→ Written problem
Without including the pictures, copy out every line below.

→ Source data
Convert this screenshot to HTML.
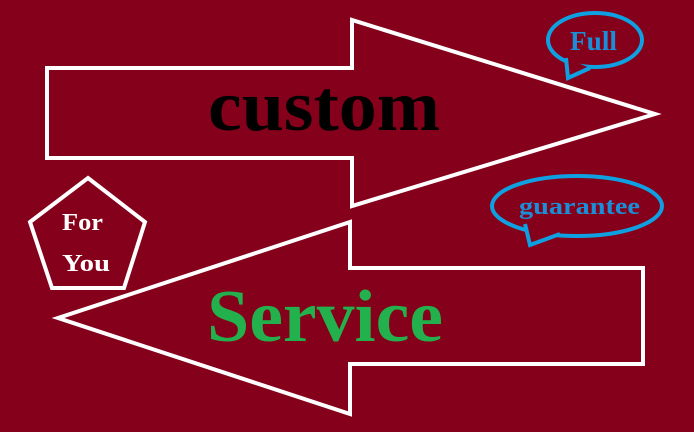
<!DOCTYPE html>
<html><head><style>html,body{margin:0;padding:0;background:#85001a;}svg{display:block}</style></head>
<body>
<svg width="694" height="432" viewBox="0 0 694 432" xmlns="http://www.w3.org/2000/svg">
<rect width="694" height="432" fill="#85001a"/>
<g fill="none" stroke="#fff" stroke-width="4" stroke-linejoin="miter">
<polygon points="47,68 352,68 352,20 655,114 352,206 352,158 47,158"/>
<polygon points="643,268 350,268 350,222 58,318 350,414 350,364 643,364"/>
<polygon points="88,178 145,222 124,288 52,288 30,222"/>
</g>
<g stroke="#0ea0e0" stroke-width="4" fill="#85001a">
<ellipse cx="595" cy="40" rx="47" ry="27"/>
<path d="M566,58 L568,78 L590,68" />
<ellipse cx="577" cy="206" rx="85" ry="30"/>
<path d="M525,224 L530,245 L560,234"/>
</g>
<g font-family="Liberation Serif, serif" font-weight="bold">
<text x="208" y="130" font-size="72" fill="#000" textLength="232" lengthAdjust="spacingAndGlyphs">custom</text>
<text x="207" y="341" font-size="74" fill="#22b14c" textLength="236" lengthAdjust="spacingAndGlyphs">Service</text>
<text x="570" y="50" font-size="27" fill="#1a8fd8" textLength="47" lengthAdjust="spacingAndGlyphs">Full</text>
<text x="519" y="214" font-size="24" fill="#1a8fd8" textLength="121" lengthAdjust="spacingAndGlyphs">guarantee</text>
<text x="62" y="230" font-size="24" fill="#fff" textLength="41" lengthAdjust="spacingAndGlyphs">For</text>
<text x="62" y="271" font-size="24" fill="#fff" textLength="48" lengthAdjust="spacingAndGlyphs">You</text>
</g>
</svg>
</body></html>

→ Exercise solution
Convert this screenshot to HTML.
<!DOCTYPE html>
<html><head><style>html,body{margin:0;padding:0;background:#85001a;}svg{display:block}</style></head>
<body>
<svg width="694" height="432" viewBox="0 0 694 432" xmlns="http://www.w3.org/2000/svg">
<rect width="694" height="432" fill="#85001a"/>
<g fill="none" stroke="#fff" stroke-width="4" stroke-linejoin="miter">
<polygon points="47,68 352,68 352,20 655,114 352,206 352,158 47,158"/>
<polygon points="643,268 350,268 350,222 58,318 350,414 350,364 643,364"/>
<polygon points="88,178 145,222 124,288 52,288 30,222"/>
</g>
<g stroke="#0ea0e0" stroke-width="4" fill="#85001a">
<ellipse cx="595" cy="40" rx="47" ry="27"/>
<path d="M566,58 L568,78 L590,68" />
<ellipse cx="577" cy="206" rx="85" ry="30"/>
<path d="M525,224 L530,245 L560,234"/>
</g>
<g font-family="Liberation Serif, serif" font-weight="bold">
<text x="208" y="130" font-size="72" fill="#000" textLength="232" lengthAdjust="spacingAndGlyphs">custom</text>
<text x="207" y="341" font-size="74" fill="#22b14c" textLength="236" lengthAdjust="spacingAndGlyphs">Service</text>
<text x="570" y="50" font-size="27" fill="#1a8fd8" textLength="47" lengthAdjust="spacingAndGlyphs">Full</text>
<text x="519" y="214" font-size="24" fill="#1a8fd8" textLength="121" lengthAdjust="spacingAndGlyphs">guarantee</text>
<text x="62" y="230" font-size="24" fill="#fff" textLength="41" lengthAdjust="spacingAndGlyphs">For</text>
<text x="62" y="271" font-size="24" fill="#fff" textLength="48" lengthAdjust="spacingAndGlyphs">You</text>
</g>
</svg>
</body></html>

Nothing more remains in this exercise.